In the episode (9 p.m. on the National Geographic Channel), Millan, who says he has had no previous contact with puppy mills, joins a team of Last Chance for Animals operatives as they negotiate the release of the dogs, then work together to get them over the trauma of growing up caged.

One of the dogs ends up getting adopted by Sharon Osbourne, who was stopped by Last Chance for Animals when she was on her way into a pet store to buy a dog. Instead, she was talked into taking one of the rescued dogs.

Millan, while he has seen the hyper and nervous behavior dogs from puppy mills often exhibit, had never been inside a factory-style breeding operation — the kind said to churn out more than a million purebred and “designer” dogs a year.

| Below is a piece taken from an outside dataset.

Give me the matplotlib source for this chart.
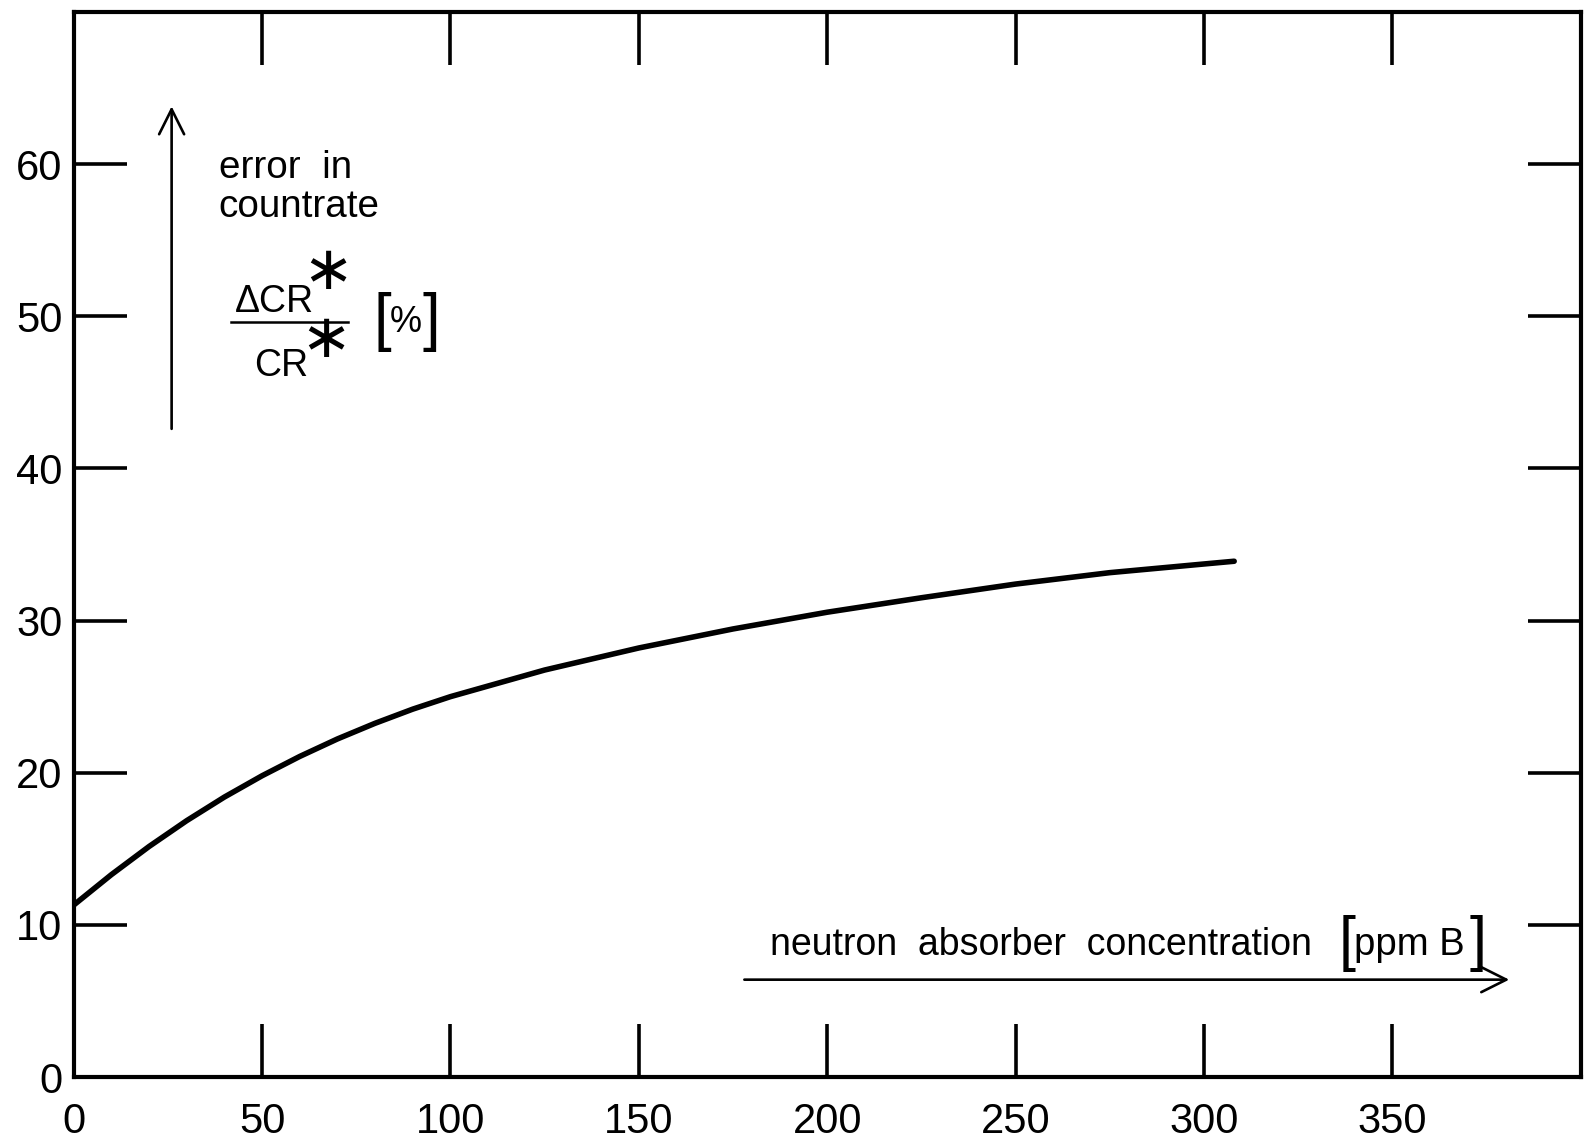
import matplotlib.pyplot as plt

# -------------------------
# Data
# -------------------------

boron_ppm = [0, 10, 20, 30, 40, 50, 60, 70, 80, 90, 100, 125, 150, 175,
             200, 225, 250, 275, 300, 308]
error_pct = [11.3, 13.3, 15.15, 16.85, 18.4, 19.8, 21.07, 22.22, 23.25, 24.18,
             25.0, 26.75, 28.2, 29.45, 30.55, 31.5, 32.4, 33.15, 33.72, 33.9]

x_ticks = [0, 50, 100, 150, 200, 250, 300, 350]
y_ticks = [0, 10, 20, 30, 40, 50, 60]

plt.rcParams['font.family'] = ['Liberation Sans', 'DejaVu Sans']

fig = plt.figure(figsize=(15.84, 11.39), dpi=100)
ax = fig.add_axes([0.0465, 0.0544, 0.9515, 0.9351])

ax.plot(boron_ppm, error_pct, color='black', lw=4.0,
        solid_capstyle='round', solid_joinstyle='round')

ax.set_xlim(0, 400)
ax.set_ylim(0, 70)
ax.set_xticks(x_ticks)
ax.set_yticks(y_ticks)

for s in ax.spines.values():
    s.set_linewidth(3)

ax.tick_params(axis='both', which='major', direction='in', length=38, width=2.6,
               top=True, right=True, labelsize=30, color='black')
ax.tick_params(axis='x', pad=18)
ax.tick_params(axis='y', pad=8)

# -------------------------
# Axis annotations
# -------------------------

arrow = dict(arrowstyle='->,head_length=0.6,head_width=0.3', lw=1.9,
             color='black', mutation_scale=30, shrinkA=0, shrinkB=0)

# y direction
ax.annotate('', xy=(26, 63.8), xytext=(26, 42.6), arrowprops=arrow)
ax.text(38.5, 59.1, 'error  in', fontsize=27.8, va='baseline')
ax.text(38.5, 56.5, 'countrate', fontsize=27.8, va='baseline')

ax.text(42.8, 50.3, '\u0394CR', fontsize=27, va='baseline')
ax.plot([41.8, 72.8], [49.6, 49.6], color='black', lw=1.8)
ax.text(47.9, 46.1, 'CR', fontsize=27, va='baseline')
ax.text(67.4, 52.9, '\u2217', fontsize=44, ha='center', va='center',
        family='DejaVu Sans')
ax.text(67.0, 48.4, '\u2217', fontsize=44, ha='center', va='center',
        family='DejaVu Sans')
ax.text(79.6, 49.6, '[', fontsize=46, va='center')
ax.text(83.8, 49.6, '%', fontsize=26, va='center')
ax.text(92.6, 49.6, ']', fontsize=46, va='center')

# x direction
ax.annotate('', xy=(381, 6.4), xytext=(178, 6.4), arrowprops=arrow)
ax.text(184.8, 8.0, 'neutron  absorber  concentration', fontsize=27,
        va='baseline')
ax.text(335.6, 8.8, '[', fontsize=44, va='center')
ax.text(339.8, 8.0, 'ppm B', fontsize=27.5, va='baseline')
ax.text(370.4, 8.8, ']', fontsize=44, va='center')

plt.savefig('out.png', dpi=100)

“It takes a lot of concentration not to judge (puppy mill owners) when you know they’re doing something wrong. But in order for me to help and influence them, I have to see what they’re doing,” he says. “I saw a dog that was blind. I saw many dogs in one kennel. I felt a lot of frustration; I felt a lot of confusion … definitely aggression .. a lot of anxiety.”

On the program, Millan’s work with dogs previously rescued by Last Chance for Animals is also featured.

Last Chance for Animals is a national, nonprofit organization that works to eliminate animal exploitation through education, investigations and legislation.